Ieri Marcello De Vito è tornato a casa dopo aver trascorso in carcere tre mesi e mezzo. Il giudice gli ha concesso i domiciliari e probabilmente sarà costretto a casa per altri tre mesi, fino cioè alla scadenza del termine per la carcerazione preventiva. Si tratta di una pratica molto discutibile che in uno Stato democratico dovrebbe costituire l’eccezione, mentre in Italia sembra la regola. Si tiene in galera una persona fino a che questa non confessa il proprio reato o almeno fa il nome dei complici.
La legge non lo prevede e anzi stabilisce chiaramente che un soggetto può essere tenuto in carcere prima di una sentenza solo se può inquinare le prove, fuggire o reiterare il reato. Nel caso specifico di De Vito è probabile che nessuna delle tre ipotesi abbia giustificato una carcerazione così lunga, ma l’interpretazione è elastica e chiunque può essere considerato a rischio fuga.
Fatto sta che il presidente 5Stelle dell’Assemblea Capitolina non deve essere stato molto collaborativo con i magistrati tanto che gli arresti proseguono anche se in una forma più lieve. In un mondo ideale, i processi dovrebbero essere brevi ed efficaci, la custodia cautelare dovrebbe essere limitata a casi gravi e non usata come mezzo coercitivo. Fatta questa premessa che a molti (per primi ai 5Stelle) non piacerà, veniamo al risvolto politico di quanto sta accadendo in Campidoglio.
La Sindaca Raggi è assediata sul tema rifiuti. La città fa ancora più schifo del solito e il Movimento comincia a mostrare crepe vistose al suo interno. Il problema sta proprio nel ruolo di Marcello De Vito. Come avrete notato, qualche riga sopra lo abbiamo definito presidente e non ex presidente. In effetti, come anticipammo lo scorso 29 marzo, a soli 9 giorni dall’arresto, De Vito non si sarebbe dimesso. L’unica strada per sostituirlo nella carica era una sfiducia da parte del gruppo consiliare 5Stelle che da solo ha la maggioranza dell’aula. Ma il timore che in caso di assoluzione, De Vito avrebbe chiesto un risarcimento danni ai colleghi per averlo sfiduciato senza motivo, li ha fatti desistere. Fino a due giorni fa!
Giovedì, infatti, Enrico Stefàno – che di De Vito ha preso il posto nella sua qualità di presidente vicario – ha praticamente posto un aut aut ai colleghi grillini. O lo sfiduciate o me ne vado. Ma loro, giustizialisti con i deboli e garantisti con i forti, hanno fatto finta di non sentire.
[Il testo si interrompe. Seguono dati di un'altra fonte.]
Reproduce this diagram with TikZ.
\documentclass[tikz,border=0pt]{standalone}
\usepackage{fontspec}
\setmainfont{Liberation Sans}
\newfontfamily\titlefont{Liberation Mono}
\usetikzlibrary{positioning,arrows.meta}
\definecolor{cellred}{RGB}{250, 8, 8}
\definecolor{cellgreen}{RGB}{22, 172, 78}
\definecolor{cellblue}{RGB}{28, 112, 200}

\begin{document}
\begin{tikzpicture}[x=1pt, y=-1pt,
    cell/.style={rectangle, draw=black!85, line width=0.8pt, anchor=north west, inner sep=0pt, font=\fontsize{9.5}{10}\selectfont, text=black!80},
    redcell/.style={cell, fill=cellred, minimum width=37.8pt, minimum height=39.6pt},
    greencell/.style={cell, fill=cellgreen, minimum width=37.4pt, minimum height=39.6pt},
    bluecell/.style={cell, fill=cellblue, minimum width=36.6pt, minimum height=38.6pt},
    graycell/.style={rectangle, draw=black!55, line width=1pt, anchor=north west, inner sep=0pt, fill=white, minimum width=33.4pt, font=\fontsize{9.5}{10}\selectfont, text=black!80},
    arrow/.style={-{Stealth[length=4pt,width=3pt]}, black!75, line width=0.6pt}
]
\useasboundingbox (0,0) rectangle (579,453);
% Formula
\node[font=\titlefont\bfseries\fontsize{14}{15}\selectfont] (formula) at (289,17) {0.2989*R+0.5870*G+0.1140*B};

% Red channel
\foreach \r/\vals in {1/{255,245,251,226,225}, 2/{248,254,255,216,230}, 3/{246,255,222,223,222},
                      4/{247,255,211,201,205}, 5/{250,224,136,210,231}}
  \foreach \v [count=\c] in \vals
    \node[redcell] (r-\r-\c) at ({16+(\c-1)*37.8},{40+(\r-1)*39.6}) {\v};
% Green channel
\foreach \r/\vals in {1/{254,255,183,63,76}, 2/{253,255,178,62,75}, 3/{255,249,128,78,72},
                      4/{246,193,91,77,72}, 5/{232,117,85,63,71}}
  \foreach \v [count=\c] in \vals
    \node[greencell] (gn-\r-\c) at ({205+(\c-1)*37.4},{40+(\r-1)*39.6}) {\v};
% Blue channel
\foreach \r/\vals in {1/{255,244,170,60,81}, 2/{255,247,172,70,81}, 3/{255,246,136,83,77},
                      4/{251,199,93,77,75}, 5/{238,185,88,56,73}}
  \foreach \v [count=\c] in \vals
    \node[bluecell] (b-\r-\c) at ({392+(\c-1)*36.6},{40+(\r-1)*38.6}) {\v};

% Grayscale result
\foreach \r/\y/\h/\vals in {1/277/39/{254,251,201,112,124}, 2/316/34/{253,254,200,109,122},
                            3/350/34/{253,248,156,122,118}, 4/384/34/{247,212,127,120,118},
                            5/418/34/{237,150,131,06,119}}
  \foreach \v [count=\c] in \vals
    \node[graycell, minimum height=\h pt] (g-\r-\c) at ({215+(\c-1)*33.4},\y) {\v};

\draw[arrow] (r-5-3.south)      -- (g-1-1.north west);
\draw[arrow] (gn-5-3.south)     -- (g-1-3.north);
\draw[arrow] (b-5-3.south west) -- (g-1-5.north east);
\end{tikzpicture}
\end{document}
Chi ha invocato la legge, chi ha guardato alla propria tasca in caso di risarcimento danni da concedere a De Vito, chi ha preferito fare un dispetto a un battitore libero come Stefàno che non ha mai preso posizione chiara tra le due correnti forti del Movimento romano: quella che fa capo alla Raggi e quella che ha come riferimento la Lombardi. Stefàno, sebbene si sentisse più affine alla Sindaca, non ha esitato ad essere critico nei suoi confronti in determinate occasioni.
Insomma, il ragazzo (ha compiuto 32 anni pochi giorni fa) dà fastidio perché usa troppo il suo cervello e poco quello di Casaleggio. Così, gli hanno voltato le spalle. A lui non restava altro da fare che presentare una lettera di dimissioni irrevocabili.
Nei corridoi capitolini qualcuno malignava: “L’ha fatto per lo stipendio, perché senza la sfiducia a De Vito, lui guadagna un terzo”. Ma noi non crediamo a queste voci di basso livello, sebbene da consigliere comunale guadagni due mila euro lordi al mese, mentre da presidente in carica ne avrebbe guadagnati 6.345 lordi.
Fatto sta che le dimissioni di Stefàno rappresentano plasticamente la crisi di uomini che l’amministrazione Raggi ha incontrato in questi anni. Tre consigli di amministrazione per Ama in tre anni. Caos pure in Acea dopo l’arresto del “facilitatore 5Stelle” Lanzalone. E poi Atac, i mille assessori che se ne sono andati, la poltrona sui rifiuti ancora scoperta. L’elenco potrebbe essere lungo e se pure un fedelissimo come Stefàno sbatte la porta, vuol dire che le cose stanno andando davvero male.